Exploring the Potential of Machine Translation for Generating Named Entity Datasets: A Case Study between Persian and English
Amir Sartipi, Afsaneh Fatemi
TL;DR
The paper tackles the scarcity of annotated Persian NER data by generating Persian datasets via machine translation of English benchmarks. To preserve entity alignment during translation, it masks named-entity spans with a special format and aligns by index. Evaluations with a monolingual Persian model (Pars-Bert) and a multilingual model (xlm-roberta-base) show that CoNLL 2003 translated data achieves an F1 of 85.11%, while WNUT 2017 drops to 40.02%. The results indicate MT-based data generation is a promising strategy for bootstrapping NER resources in low-resource languages and can be used to augment and diversify training data, with caveats on complex entity types.
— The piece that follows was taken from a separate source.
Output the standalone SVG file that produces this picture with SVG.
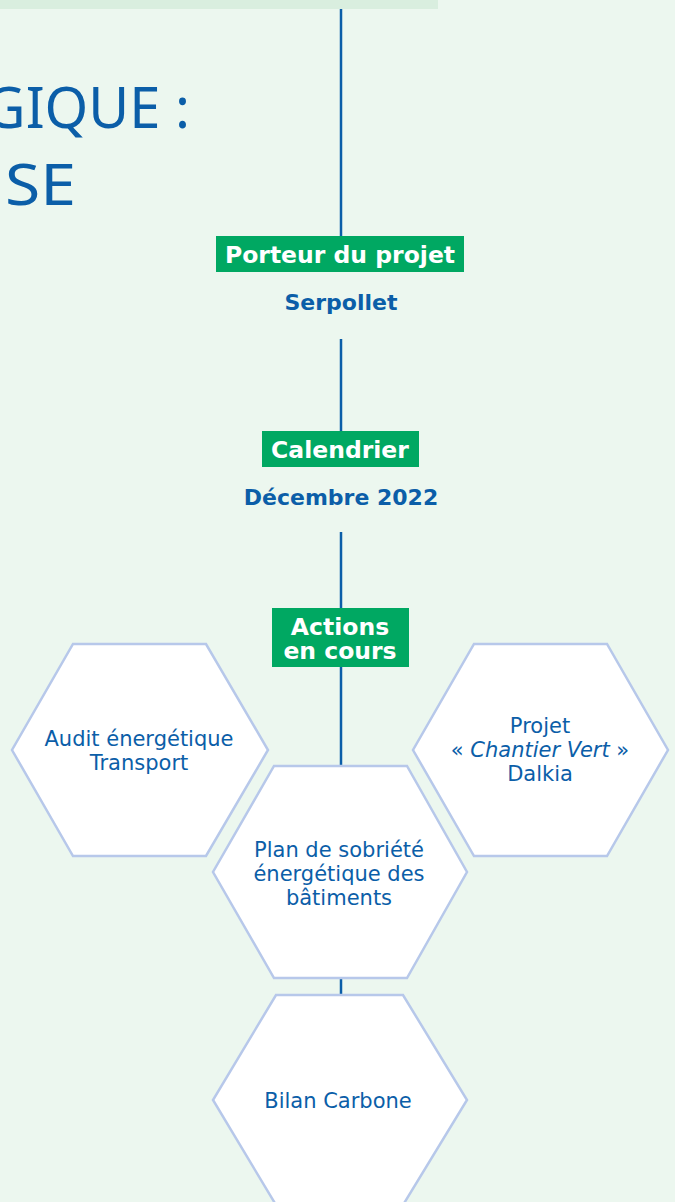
<svg xmlns="http://www.w3.org/2000/svg" width="675" height="1202" viewBox="0 0 675 1202">
<style>
.bg{fill:#ECF7EF}
.strip{fill:#D9EEDF}
.conn{stroke:#0B5EA8;stroke-width:2.5;fill:none}
.tag{fill:#00A862}
.tagt{fill:#FFFFFF;font-family:"DejaVu Sans",sans-serif;font-weight:700;font-size:23.5px;text-anchor:middle}
.val{fill:#0B5EA8;font-family:"DejaVu Sans",sans-serif;font-weight:700;font-size:22px;text-anchor:middle}
.hex{fill:#FFFFFF;stroke:#B7C8EA;stroke-width:2.5}
.ht{fill:#0B5EA8;font-family:"DejaVu Sans",sans-serif;font-size:21px;text-anchor:middle}
.title{fill:#0B5EA8;font-family:"Noto Sans",sans-serif;font-size:56px}
</style>
<rect class="bg" x="0" y="0" width="675" height="1202"/>
<rect class="strip" x="0" y="0" width="438" height="9"/>
<text class="title" x="190" y="128" text-anchor="end">GIQUE :</text>
<text class="title" x="5" y="205" textLength="71" lengthAdjust="spacingAndGlyphs">SE</text>
<g id="connectors">
<line class="conn" x1="341" y1="9" x2="341" y2="236"/>
<line class="conn" x1="341" y1="339" x2="341" y2="431"/>
<line class="conn" x1="341" y1="532" x2="341" y2="608"/>
<line class="conn" x1="341" y1="667" x2="341" y2="766"/>
<line class="conn" x1="341" y1="978" x2="341" y2="995"/>
</g>
<g id="porteur">
<rect class="tag" x="216" y="236" width="248" height="36"/>
<text class="tagt" x="340" y="263">Porteur du projet</text>
<text class="val" x="341" y="310">Serpollet</text>
</g>
<g id="calendrier">
<rect class="tag" x="262" y="431" width="157" height="36"/>
<text class="tagt" x="340" y="458">Calendrier</text>
<text class="val" x="341" y="505">Décembre 2022</text>
</g>
<g id="actions">
<rect class="tag" x="272" y="608" width="137" height="59"/>
<text class="tagt" x="340" y="635">Actions</text>
<text class="tagt" x="340" y="659">en cours</text>
</g>
<g id="audit">
<polygon class="hex" points="73,644 206,644 268,750 206,856 73,856 12,750"/>
<text class="ht" x="139" y="746">Audit énergétique</text>
<text class="ht" x="139" y="770">Transport</text>
</g>
<g id="chantier">
<polygon class="hex" points="474,644 607,644 668,750 607,856 474,856 413,750"/>
<text class="ht" x="540" y="733">Projet</text>
<text class="ht" x="540" y="757">« <tspan font-style="italic">Chantier Vert</tspan> »</text>
<text class="ht" x="540" y="781">Dalkia</text>
</g>
<g id="plan">
<polygon class="hex" points="274,766 407,766 467,872 407,978 274,978 213,872"/>
<text class="ht" x="339" y="857">Plan de sobriété</text>
<text class="ht" x="339" y="881">énergétique des</text>
<text class="ht" x="339" y="905">bâtiments</text>
</g>
<g id="bilan">
<polygon class="hex" points="276,995 403,995 467,1100 403,1205 276,1205 213,1100"/>
<text class="ht" x="338" y="1108">Bilan Carbone</text>
</g>
</svg>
Overall, the paper provides a practical pipeline and empirical insights into the impact of translation quality on cross-lingual NER performance.
Abstract
This study focuses on the generation of Persian named entity datasets through the application of machine translation on English datasets. The generated datasets were evaluated by experimenting with one monolingual and one multilingual transformer model. Notably, the CoNLL 2003 dataset has achieved the highest F1 score of 85.11%. In contrast, the WNUT 2017 dataset yielded the lowest F1 score of 40.02%. The results of this study highlight the potential of machine translation in creating high-quality named entity recognition datasets for low-resource languages like Persian. The study compares the performance of these generated datasets with English named entity recognition systems and provides insights into the effectiveness of machine translation for this task. Additionally, this approach could be used to augment data in low-resource language or create noisy data to make named entity systems more robust and improve them.